**The request**
Reproduce exactly the lines below, from the first one through the line containing "var yTicks = [0, 0.2, 0.4, 0.6, 0.8, 1, 1.2];", and omit any pictures.

**Information shown**
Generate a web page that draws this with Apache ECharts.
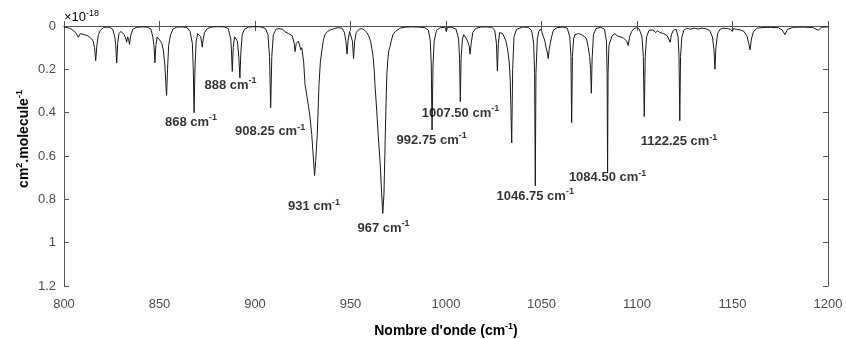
<!DOCTYPE html>
<html>
<head>
<meta charset="utf-8">
<script src="https://cdn.jsdelivr.net/npm/echarts@6/dist/echarts.min.js"></script>
<style>
  html, body { margin: 0; padding: 0; background: #fff; }
  #spectre { width: 846px; height: 339px; }
</style>
</head>
<body>
<div id="spectre"></div>
<script>
// Spectre d'absorption (section efficace, x1e-18 cm2.molecule-1)
var xTicks = [800, 850, 900, 950, 1000, 1050, 1100, 1150, 1200];
var yTicks = [0, 0.2, 0.4, 0.6, 0.8, 1, 1.2];

// [nombre d'onde, valeur]
var spectrum = [
  [800, 0.005], [802, 0.008], [804, 0.015], [806, 0.03], [807.5, 0.052], [808.5, 0.035],
  [809.5, 0.03], [810.5, 0.04], [811.5, 0.035], [812.5, 0.045], [813.5, 0.04], [814.5, 0.06],
  [815.3, 0.07], [816, 0.1], [816.6, 0.16], [817.2, 0.09], [818, 0.04], [819, 0.02],
  [820.5, 0.008], [822, 0.005], [824, 0.006], [825.5, 0.015], [826.6, 0.05], [827.1, 0.09],
  [827.6, 0.17], [828.1, 0.08], [828.8, 0.035], [829.8, 0.025], [830.5, 0.03], [831.5, 0.04],
  [832.3, 0.055], [832.8, 0.075], [833.3, 0.05], [833.8, 0.06], [834.3, 0.085], [834.9, 0.045],
  [836, 0.015], [838, 0.006], [841, 0.004], [844, 0.006], [845.5, 0.015], [846.5, 0.05],
  [847.1, 0.09], [847.6, 0.17], [848.1, 0.09], [848.8, 0.05], [849.5, 0.055], [850.5, 0.07],
  [851.2, 0.08], [852, 0.11], [852.8, 0.18], [853.3, 0.26], [853.7, 0.32], [854.2, 0.2],
  [854.8, 0.09], [855.8, 0.04], [857, 0.015], [859, 0.005], [862, 0.004], [864.5, 0.008],
  [866, 0.025], [867.2, 0.08], [867.7, 0.2], [868.1, 0.4], [868.6, 0.19], [869.2, 0.07],
  [870, 0.035], [870.8, 0.03], [871.6, 0.05], [872.1, 0.08], [872.4, 0.098], [872.8, 0.065],
  [873.6, 0.03], [875, 0.012], [877, 0.005], [880, 0.003], [884, 0.004], [886, 0.012],
  [887.3, 0.06], [887.7, 0.12], [888.1, 0.21], [888.6, 0.1], [889.3, 0.05], [890, 0.045],
  [890.8, 0.07], [891.5, 0.14], [892.1, 0.24], [892.6, 0.12], [893.3, 0.04], [894.5, 0.015],
  [896.5, 0.005], [900, 0.003], [903, 0.004], [905.5, 0.012], [906.8, 0.04], [907.6, 0.14],
  [908.2, 0.377], [908.8, 0.14], [909.6, 0.04], [911, 0.015], [912.5, 0.012], [913.5, 0.02],
  [914.5, 0.015], [915.5, 0.025], [916.5, 0.02], [917.5, 0.035], [918.5, 0.03], [919.5, 0.045],
  [920.5, 0.08], [921, 0.118], [921.6, 0.08], [922.7, 0.07], [923.4, 0.09], [923.9, 0.11],
  [924.5, 0.1], [925.5, 0.17], [926.2, 0.27], [927.3, 0.33], [928, 0.37], [928.8, 0.42],
  [929.7, 0.5], [930.5, 0.6], [931.2, 0.69], [931.8, 0.62], [932.6, 0.5], [933.5, 0.27],
  [934.2, 0.17], [934.9, 0.12], [935.8, 0.065], [936.6, 0.04], [938, 0.025], [939.5, 0.018],
  [941.5, 0.012], [943.5, 0.008], [945.5, 0.01], [946.8, 0.03], [947.6, 0.07], [948.2, 0.13],
  [948.7, 0.07], [949.5, 0.025], [950.3, 0.03], [951, 0.07], [951.6, 0.15], [952.2, 0.07],
  [953, 0.03], [954.5, 0.015], [956, 0.012], [957.5, 0.02], [958.5, 0.03], [959.5, 0.045],
  [960.5, 0.07], [961.3, 0.11], [961.8, 0.14], [962.4, 0.2], [962.8, 0.27], [963.5, 0.36],
  [964.5, 0.5], [965.5, 0.63], [966.3, 0.77], [966.9, 0.865], [967.5, 0.78], [968.1, 0.55],
  [968.6, 0.36], [969, 0.23], [969.5, 0.16], [970.1, 0.11], [970.7, 0.095], [971.3, 0.07],
  [972.2, 0.04], [973.5, 0.025], [976, 0.01], [979, 0.005], [982, 0.004], [986, 0.005],
  [989, 0.008], [990.8, 0.02], [991.8, 0.07], [992.3, 0.18], [992.7, 0.48], [993.2, 0.18],
  [993.8, 0.07], [995, 0.02], [997, 0.008], [999.5, 0.006], [1000.2, 0.026], [1000.8, 0.006],
  [1003, 0.006], [1005.3, 0.015], [1006.6, 0.06], [1007.1, 0.15], [1007.5, 0.349], [1007.9, 0.15],
  [1008.6, 0.06], [1009.3, 0.04], [1010, 0.045], [1010.8, 0.06], [1011.5, 0.075], [1012.1, 0.09],
  [1012.6, 0.13], [1013.2, 0.08], [1014, 0.03], [1015.5, 0.012], [1018, 0.005], [1021, 0.004],
  [1024, 0.006], [1025.5, 0.02], [1026.4, 0.08], [1026.9, 0.208], [1027.4, 0.08], [1028.1, 0.03],
  [1028.8, 0.025], [1029.6, 0.035], [1030.5, 0.05], [1031.4, 0.07], [1032.1, 0.1], [1032.6, 0.13],
  [1033.1, 0.17], [1033.6, 0.24], [1034.4, 0.54], [1034.9, 0.2], [1035.6, 0.05], [1037, 0.015],
  [1040, 0.005], [1043, 0.006], [1044.8, 0.02], [1045.9, 0.08], [1046.4, 0.22], [1046.75, 0.738],
  [1047.1, 0.22], [1047.8, 0.06], [1048.6, 0.025], [1049.4, 0.015], [1050.1, 0.025], [1051, 0.05],
  [1051.8, 0.07], [1052.4, 0.1], [1053, 0.12], [1053.5, 0.15], [1054, 0.11], [1054.6, 0.08],
  [1055.3, 0.05], [1056.2, 0.02], [1058, 0.008], [1061, 0.005], [1063.5, 0.01], [1064.8, 0.05],
  [1065.4, 0.14], [1065.8, 0.446], [1066.2, 0.14], [1066.8, 0.06], [1067.5, 0.04], [1068.4, 0.045],
  [1069.3, 0.035], [1070.2, 0.03], [1071, 0.04], [1071.8, 0.035], [1072.7, 0.05], [1073.6, 0.06],
  [1074.5, 0.1], [1075.2, 0.14], [1075.7, 0.2], [1076.1, 0.31], [1076.5, 0.15], [1077.2, 0.04],
  [1078.5, 0.012], [1081, 0.006], [1083, 0.015], [1084, 0.07], [1084.35, 0.22], [1084.6, 0.677],
  [1084.85, 0.22], [1085.3, 0.09], [1086, 0.07], [1087, 0.045], [1088.5, 0.035], [1089.4, 0.045],
  [1090.2, 0.04], [1091.1, 0.05], [1092, 0.045], [1092.9, 0.055], [1093.7, 0.05], [1094.6, 0.07],
  [1095.4, 0.09], [1096.1, 0.05], [1097.2, 0.025], [1098.5, 0.012], [1099.8, 0.008], [1101.2, 0.015],
  [1102.6, 0.05], [1103.3, 0.14], [1103.8, 0.418], [1104.3, 0.14], [1105, 0.05], [1106.3, 0.02],
  [1107.3, 0.02], [1108.5, 0.018], [1109.7, 0.03], [1110.8, 0.022], [1112, 0.03], [1113, 0.025],
  [1114, 0.035], [1114.9, 0.03], [1115.8, 0.045], [1116.6, 0.05], [1117.4, 0.075], [1118, 0.04],
  [1119, 0.02], [1120.5, 0.015], [1121.5, 0.05], [1122, 0.14], [1122.4, 0.437], [1122.8, 0.14],
  [1123.5, 0.05], [1124.5, 0.02], [1126, 0.01], [1128, 0.015], [1130, 0.01], [1132, 0.014],
  [1134, 0.01], [1136, 0.012], [1138, 0.02], [1139.5, 0.05], [1140.3, 0.11], [1140.8, 0.2],
  [1141.3, 0.1], [1142.2, 0.035], [1143.5, 0.015], [1145, 0.01], [1147, 0.012], [1149, 0.015],
  [1149.9, 0.025], [1150.6, 0.012], [1152, 0.015], [1154, 0.018], [1156, 0.025], [1157.5, 0.045],
  [1158.5, 0.08], [1159.2, 0.11], [1159.9, 0.06], [1161, 0.025], [1163, 0.01], [1166, 0.007],
  [1170, 0.006], [1174, 0.008], [1176, 0.018], [1177.5, 0.04], [1178.8, 0.015], [1182, 0.006],
  [1187, 0.005], [1192, 0.007], [1194.9, 0.02], [1196.5, 0.006], [1200, 0.004]
];

// etiquettes des raies : [x, y, texte]
var peakLabels = [
  [866.5, 0.443, '868'],
  [887.2, 0.272, '888'],
  [907.9, 0.488, '908.25'],
  [930.9, 0.834, '931'],
  [967.3, 0.934, '967'],
  [992.5, 0.526, '992.75'],
  [1007.6, 0.403, '1007.50'],
  [1046.7, 0.786, '1046.75'],
  [1084.6, 0.70, '1084.50'],
  [1122, 0.534, '1122.25']
];

var axisColor = '#555555';
var labelColor = '#4d4d4d';
var supStyle = { fontSize: 9, fontWeight: 'bold', color: '#000000', verticalAlign: 'top', lineHeight: 8 };
var boldStyle = { fontSize: 14, fontWeight: 'bold', color: '#000000', fontFamily: 'Liberation Sans', lineHeight: 18 };

var chart = echarts.init(document.getElementById('spectre'));
var option = {
  animation: false,
  backgroundColor: '#ffffff',
  grid: { left: 64, right: 18, top: 26, bottom: 53, containLabel: false, outerBoundsMode: 'none' },
  graphic: [{
    type: 'text',
    x: 64,
    y: 17,
    style: {
      text: '{a|\u00d710}{e|-18}',
      align: 'left',
      verticalAlign: 'middle',
      rich: {
        a: { fontSize: 13, color: labelColor, fontFamily: 'Liberation Sans', lineHeight: 16 },
        e: { fontSize: 9, color: labelColor, fontFamily: 'Liberation Sans', verticalAlign: 'top', lineHeight: 8 }
      }
    }
  }, {
    // titre de l'axe vertical
    type: 'text',
    x: 24,
    y: 139,
    rotation: Math.PI / 2,
    style: {
      text: '{b|cm}{s|2}{b|.molecule}{s|-1}',
      align: 'center',
      verticalAlign: 'middle',
      rich: { b: boldStyle, s: supStyle }
    }
  }],
  xAxis: [{
    type: 'value',
    min: xTicks[0],
    max: xTicks[xTicks.length - 1],
    interval: xTicks[1] - xTicks[0],
    name: "{b|Nombre d'onde (cm}{s|-1}{b|)}",
    nameLocation: 'middle',
    nameGap: 36,
    nameTextStyle: { rich: { b: boldStyle, s: supStyle } },
    splitLine: { show: false },
    axisLine: { show: true, lineStyle: { color: axisColor, width: 1 } },
    axisTick: { show: true, inside: true, length: 5, lineStyle: { color: axisColor } },
    axisLabel: {
      color: labelColor, fontSize: 13, fontFamily: 'Liberation Sans', margin: 12,
      formatter: function (v) { return String(v); }
    }
  }, {
    type: 'value',
    position: 'top',
    min: xTicks[0],
    max: xTicks[xTicks.length - 1],
    interval: xTicks[1] - xTicks[0],
    splitLine: { show: false },
    axisLine: { show: true, lineStyle: { color: axisColor, width: 1 } },
    axisTick: { show: true, inside: true, length: 5, lineStyle: { color: axisColor } },
    axisLabel: { show: false }
  }],
  yAxis: [{
    type: 'value',
    inverse: true,
    min: yTicks[0],
    max: yTicks[yTicks.length - 1],
    interval: yTicks[1] - yTicks[0],
    splitLine: { show: false },
    axisLine: { show: true, lineStyle: { color: axisColor, width: 1 } },
    axisTick: { show: true, inside: true, length: 5, lineStyle: { color: axisColor } },
    axisLabel: {
      color: labelColor, fontSize: 13, fontFamily: 'Liberation Sans', margin: 8,
      formatter: function (v) { return String(v); }
    }
  }, {
    type: 'value',
    position: 'right',
    inverse: true,
    min: yTicks[0],
    max: yTicks[yTicks.length - 1],
    interval: yTicks[1] - yTicks[0],
    splitLine: { show: false },
    axisLine: { show: true, lineStyle: { color: axisColor, width: 1 } },
    axisTick: { show: true, inside: true, length: 5, lineStyle: { color: axisColor } },
    axisLabel: { show: false }
  }],
  series: [{
    name: 'spectre',
    type: 'line',
    data: spectrum,
    symbol: 'none',
    smooth: false,
    silent: true,
    lineStyle: { color: '#1a1a1a', width: 1 },
    z: 3
  }, {
    name: 'raies',
    type: 'scatter',
    silent: true,
    symbolSize: 0,
    data: peakLabels.map(function (p) { return [p[0], p[1], p[2]]; }),
    label: {
      show: true,
      position: 'inside',
      align: 'center',
      verticalAlign: 'middle',
      formatter: function (p) { return '{t|' + p.value[2] + ' cm}{s|-1}'; },
      rich: {
        t: { fontSize: 13, fontWeight: 'bold', color: '#000000', fontFamily: 'Liberation Sans', lineHeight: 18 },
        s: supStyle
      }
    },
    z: 4
  }]
};
chart.setOption(option);
</script>
</body>
</html>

**Exercise output**
Generate a web page that draws this with Apache ECharts.
<!DOCTYPE html>
<html>
<head>
<meta charset="utf-8">
<script src="https://cdn.jsdelivr.net/npm/echarts@6/dist/echarts.min.js"></script>
<style>
  html, body { margin: 0; padding: 0; background: #fff; }
  #spectre { width: 846px; height: 339px; }
</style>
</head>
<body>
<div id="spectre"></div>
<script>
// Spectre d'absorption (section efficace, x1e-18 cm2.molecule-1)
var xTicks = [800, 850, 900, 950, 1000, 1050, 1100, 1150, 1200];
var yTicks = [0, 0.2, 0.4, 0.6, 0.8, 1, 1.2];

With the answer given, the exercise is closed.